The Bond No. 9 Union Square is also very floral and sweet, similar to High Line in that it reminded me of dousing my skin with Sheer Freesia Bath and Body Works Fragrance Mist back when I thought heavy white eyeliner was a good idea on me. Plus, my favorite version of Union Square is when it’s home to the Christmas markets and smells like waffles, cinnamon, and apple cider. On a spring Greenmarket day when the overpriced petunias are for sale, it is a lovely floral scent, but in my opinion, the lavender from the dried lavender hawkers is much more present than other flowers. Breathe in deeply, though, and you can smell the free-range lamb.

Park Avenue South

Bond No. 9’s newest scent is probably one my favorites (I’m also fond of Shelter Island, which is beachy, light, and reminds me of babysitting there back in the day). Park Avenue South is very clean, apple-forward, and feminine without being a bouquet of desperation. The neighborhood is no destination on my map, though, unless I need to stop into Sephora for blotting papers or for a beer at Old Town Bar (seek it). It’s a nice, wide wannabe-Parisian boulevard, but it’s got nothing on Brooklyn's Eastern Parkway.

Central Park West

I thought De Blasio’s campaign was built around getting rid of those cornball horse-drawn-carriages, but what do you know, at least 10 trotted by me one afternoon. I'll let you imagine the smell. The Bond perfume smells more like you would imagine the people live in those buildings with a view of the park smell: rich—but in an old money kind of way. I imagine Chanel-wearing old ladies who have no idea that the Subway doesn’t take tokens anymore, who plan on leaving at least thirty percent of their estate to their dogs, and have EZ-passes to the Metropolitan Opera (ideally me in 50 years). It's aspirational in that way. I think this is also where my dentist’s office is, but I haven’t been in a few years, so I can’t be certain.

Queens

And now for a trip on the 7 train! Another un-gendered scent (“male and female, king and queen, flamboyant and restrained”), I found Bond No. 9’s Queens perfectly suited for those more mysterious times in your life when you cover lamps with scarves because you'd like your interior decoration to invoke ideas of an opium den—it’s got a lot of amber, sandalwood, and tuberose.
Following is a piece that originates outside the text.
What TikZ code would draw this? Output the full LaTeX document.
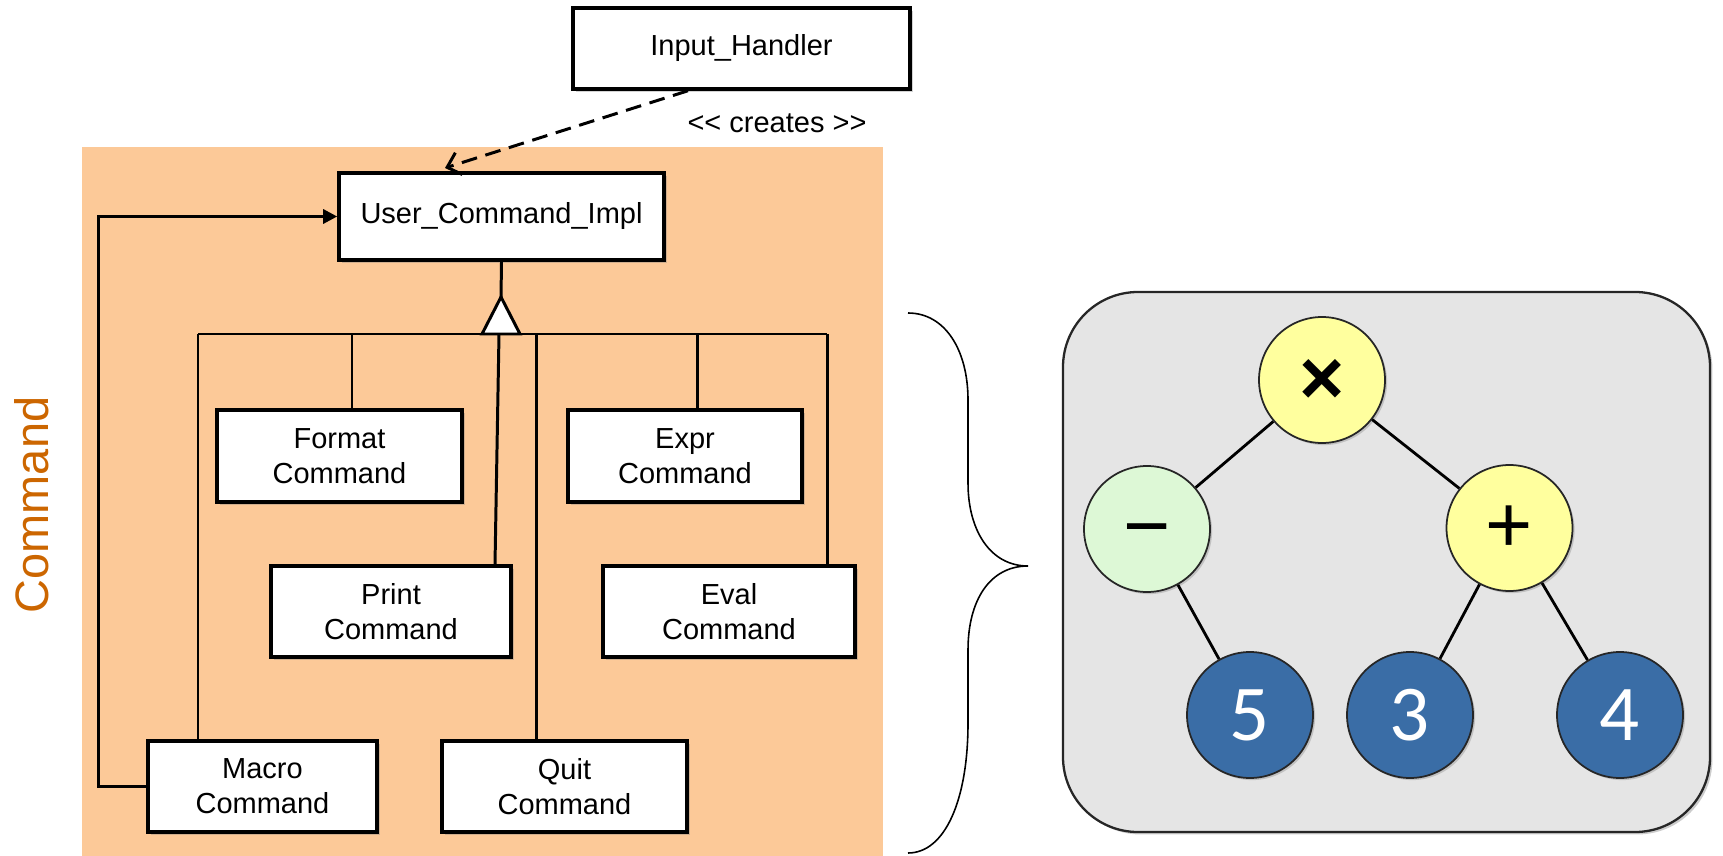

Now I’m going to tell you what I ate in Flushing on this reporting trip just because: cucumber salad with Szechuan pepper oil, spicy and tingly hand-pulled beef noodles (I KNOW), cold noodles with chili oil, lamb dumplings in a sweet-and-sour broth, some sort of tofu, plus a red-bean bun for the train ride home. Then I “burned it off” by walking through a scenic Home Depot parking lot to see the Unisphere in Flushing Meadows-Corona Park, which smelled intensely of lighter fluid in the wind with base notes of fresh cut grass. Pleasant!